Os efeitos dos Conflitos Territoriais Indígenas extrapolam a dimensão econômica e se entrelaçam com saúde mental, cultura e segurança alimentar. Entre as consequências mais recorrentes relatadas nas pesquisas estão assassinatos de lideranças, queimadas criminosas para expulsar comunidades, destruição de roças e escolas, coação de jovens, aumento de depressão e casos de suicídio.

Além disso, a literatura sobre justiça de transição lembra que violações cometidas desde a ditadura militar — remoções forçadas, abertura de estradas sobre territórios indígenas e massacres — permanecem sem reparação. O artigo ‘Land and Transitional Justice in Brazil’ (International Journal of Transitional Justice, 2021) critica a ausência de responsabilização e de políticas de reparação territorial, apontando que essa lacuna histórica alimenta a persistência dos conflitos.

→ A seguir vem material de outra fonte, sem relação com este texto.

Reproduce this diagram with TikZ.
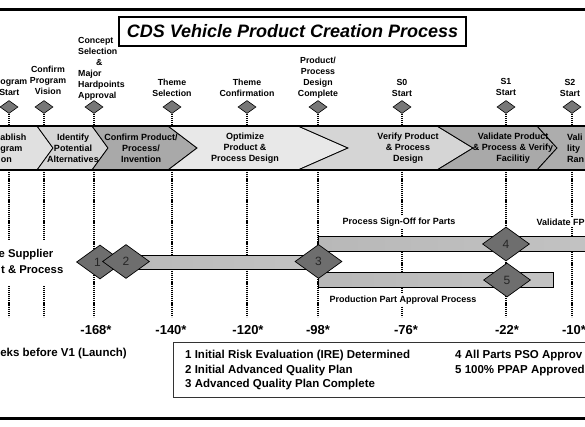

Resistência indígena e cenários futuros

Apesar do cenário adverso, há uma forte mobilização indígena que reconfigura práticas políticas e culturais. Pesquisas destacam o fortalecimento de organizações indígenas, uso estratégico de redes sociais, articulação internacional e a entrada de lideranças indígenas em universidades e espaços de poder.

Os estudos consultados desenham três cenários possíveis para o futuro:

  • Agravamento: se a demarcação continuar paralisada e a pressão econômica aumentar, o país pode assistir a mais ataques, deslocamentos forçados e crimes ambientais.
  • Estagnação conflitiva: um estado permanente de tensão, com conflitos sem resolução e vítimas contínuas.
  • Reforma e pacificação: o cenário mais difícil politicamente, mas também o único capaz de romper o ciclo de violência, passando por aceleração da demarcação, proteção efetiva contra invasões, políticas de reparação e fiscalização rigorosa contra desmatamento e mineração ilegal.

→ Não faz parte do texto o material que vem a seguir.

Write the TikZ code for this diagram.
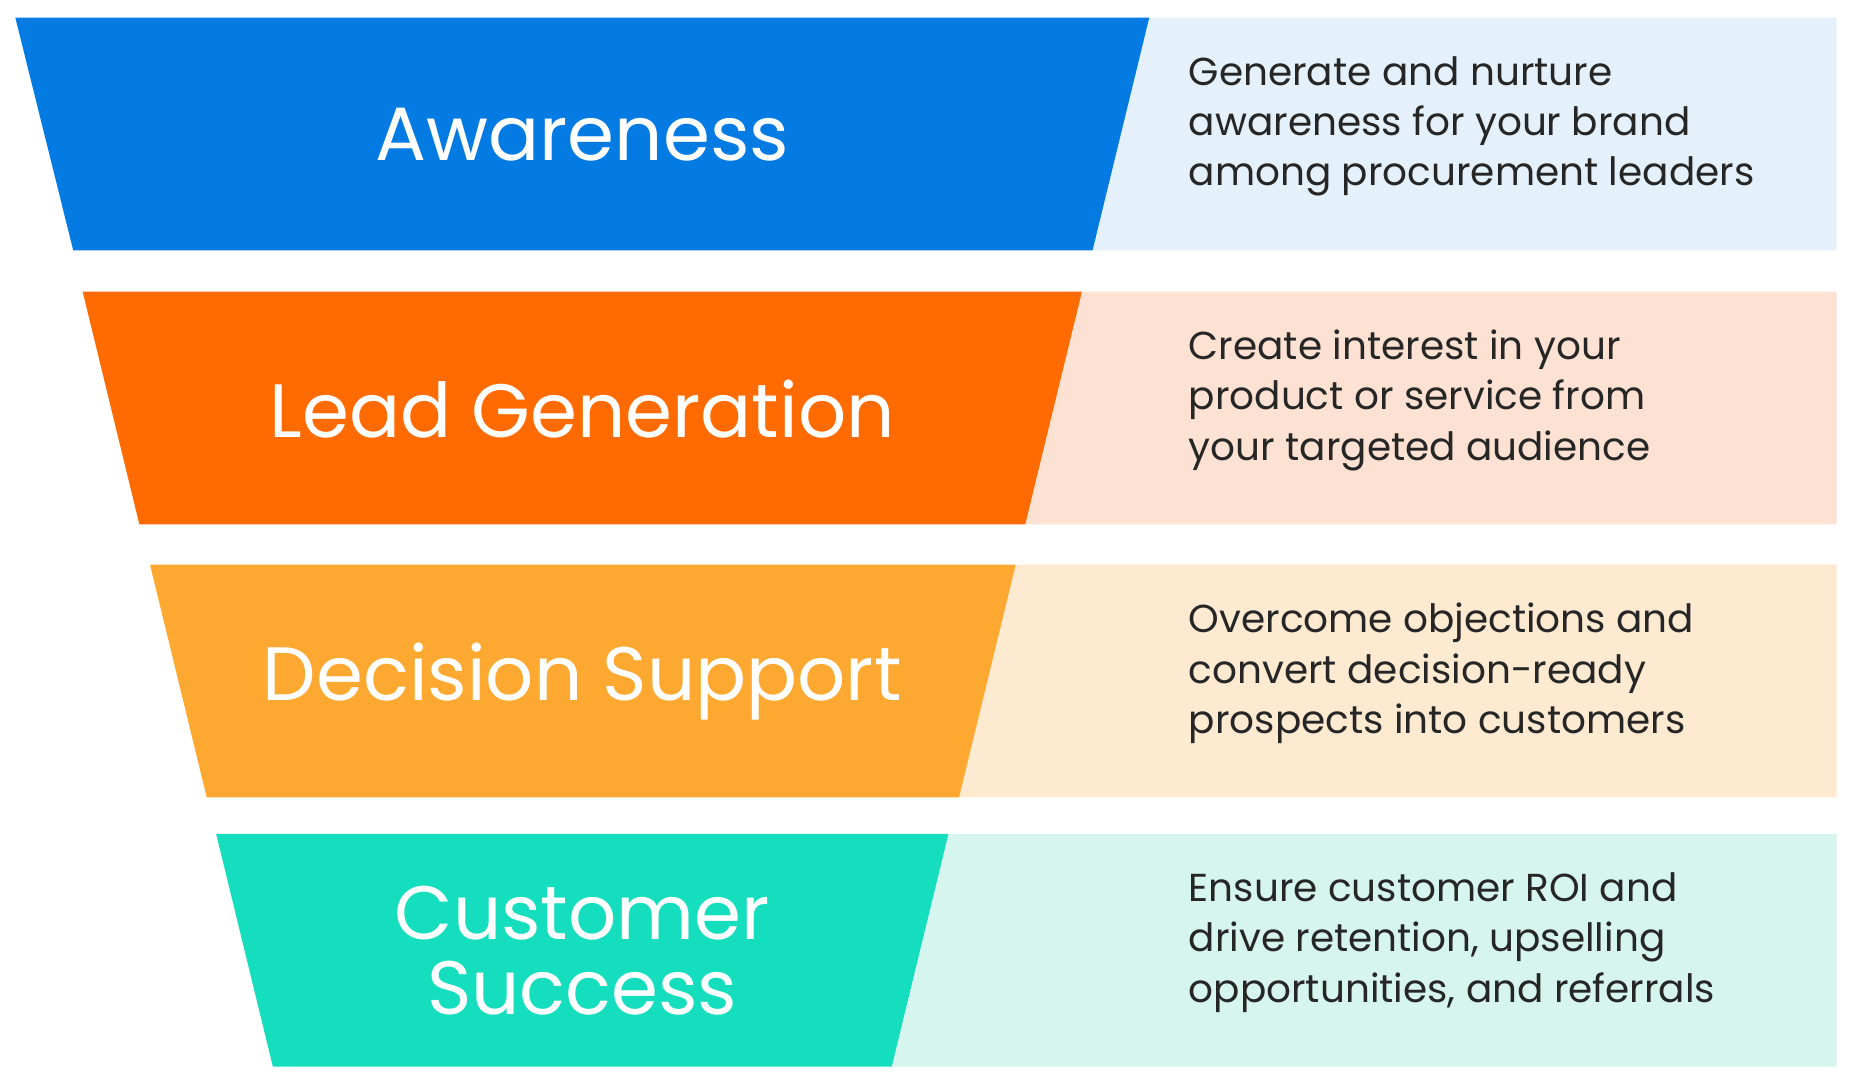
\documentclass[tikz,border=0pt]{standalone}
\usepackage{fontspec}
\setmainfont{Poppins}
\definecolor{c1}{HTML}{037BE3}\definecolor{l1}{HTML}{E4F1FB}
\definecolor{c2}{HTML}{FF6B00}\definecolor{l2}{HTML}{FDE1D3}
\definecolor{c3}{HTML}{FDA830}\definecolor{l3}{HTML}{FEE9D1}
\definecolor{c4}{HTML}{15DEBF}\definecolor{l4}{HTML}{D6F5EE}
\tikzset{title/.style={text=white,font=\fontsize{64}{72}\selectfont,align=center},
desc/.style={text=black!85,font=\fontsize{33}{42.5}\selectfont,align=left,anchor=west}}
\begin{document}
\begin{tikzpicture}[x=1pt,y=-1pt]
\useasboundingbox[fill=white] (0,0) rectangle (1568,916);
\foreach \i/\t/\tl/\tr/\bl/\br/\ttl/\dd in {
1/15/13/973/62/925/Awareness/{Generate and nurture\\awareness for your brand\\among procurement leaders},
2/247/70/916/118/868/Lead Generation/{Create interest in your\\product or service from\\your targeted audience},
3/478/127/860/175/812/Decision Support/{Overcome objections and\\convert decision-ready\\prospects into customers},
4/706/183/803/231/755/{Customer\\[-8pt]Success}/{Ensure customer ROI and\\drive retention, upselling\\opportunities, and referrals}}{
 \fill[l\i] (\tr,\t) -- (1555,\t) -- (1555,\t+197) -- (\br,\t+197) -- cycle;
 \fill[c\i] (\tl,\t) -- (\tr,\t) -- (\br,\t+197) -- (\bl,\t+197) -- cycle;
 \node[title] (t\i) at (493,\t+99) {\ttl};
 \node[desc] (d\i) at (1003,\t+92) {\dd};
}
\end{tikzpicture}
\end{document}
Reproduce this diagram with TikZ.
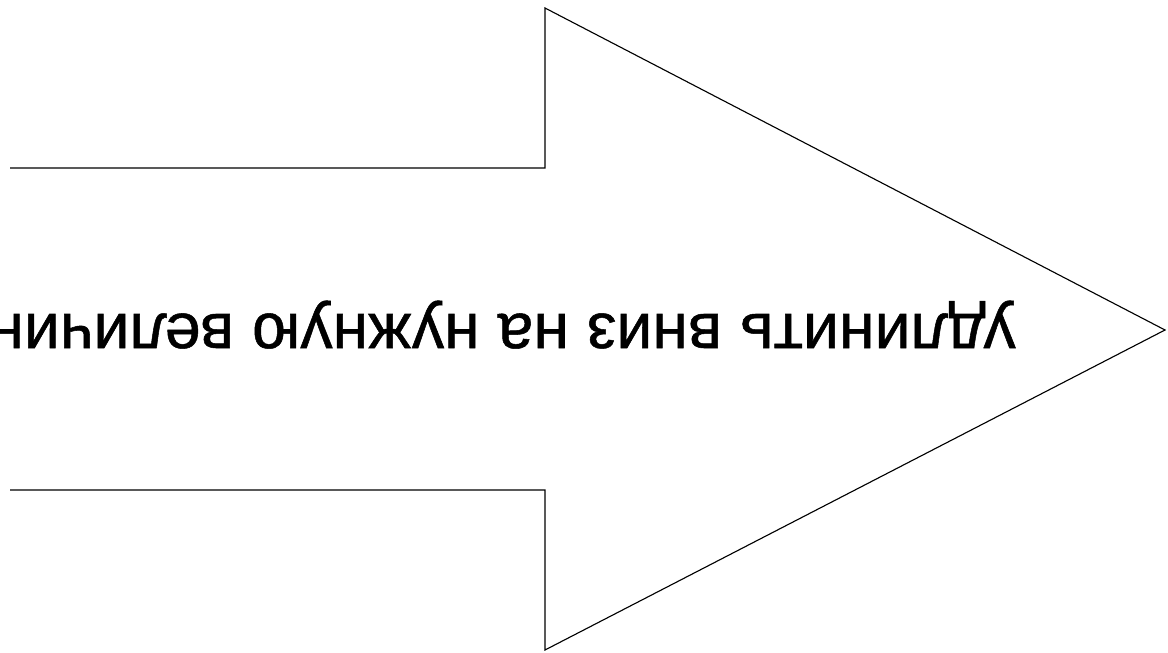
\documentclass[tikz,border=0pt]{standalone}
\usepackage{fontspec}
\setmainfont{Liberation Sans}
\newfontfamily\labelfont[FakeBold=0.8]{Liberation Sans}
\begin{document}
\begin{tikzpicture}[x=0.025cm, y=0.025cm]
    \useasboundingbox (0,0) rectangle (1168,652);
    \clip (0,0) rectangle (1168,652);

    % Arrow outline
    \coordinate (tailTop) at (10,484);
    \coordinate (neckTop) at (545,484);
    \coordinate (headTop) at (545,644);
    \coordinate (tip) at (1165,322);
    \coordinate (headBot) at (545,2);
    \coordinate (neckBot) at (545,162);
    \coordinate (tailBot) at (10,162);
    \draw[line width=0.8pt] (tailTop) -- (neckTop) -- (headTop) -- (tip)
        -- (headBot) -- (neckBot) -- (tailBot);

    % Label (upside down)
    \node[rotate=180, anchor=base west, inner sep=0pt,
          font=\labelfont\fontsize{45.8}{55}\selectfont] (label) at (1016,338)
          {удлинить вниз на нужную величину};
\end{tikzpicture}
\end{document}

Ignorar os Conflitos Territoriais Indígenas é permitir a continuidade de uma violência que atravessa séculos e molda o presente do país. Enfrentá-los exige coragem institucional, responsabilidade política e respeito aos direitos reconhecidos pela Constituição — desafios que definirão, nas próximas décadas, a forma como o Brasil resolverá uma de suas crises mais profundas e menos visíveis.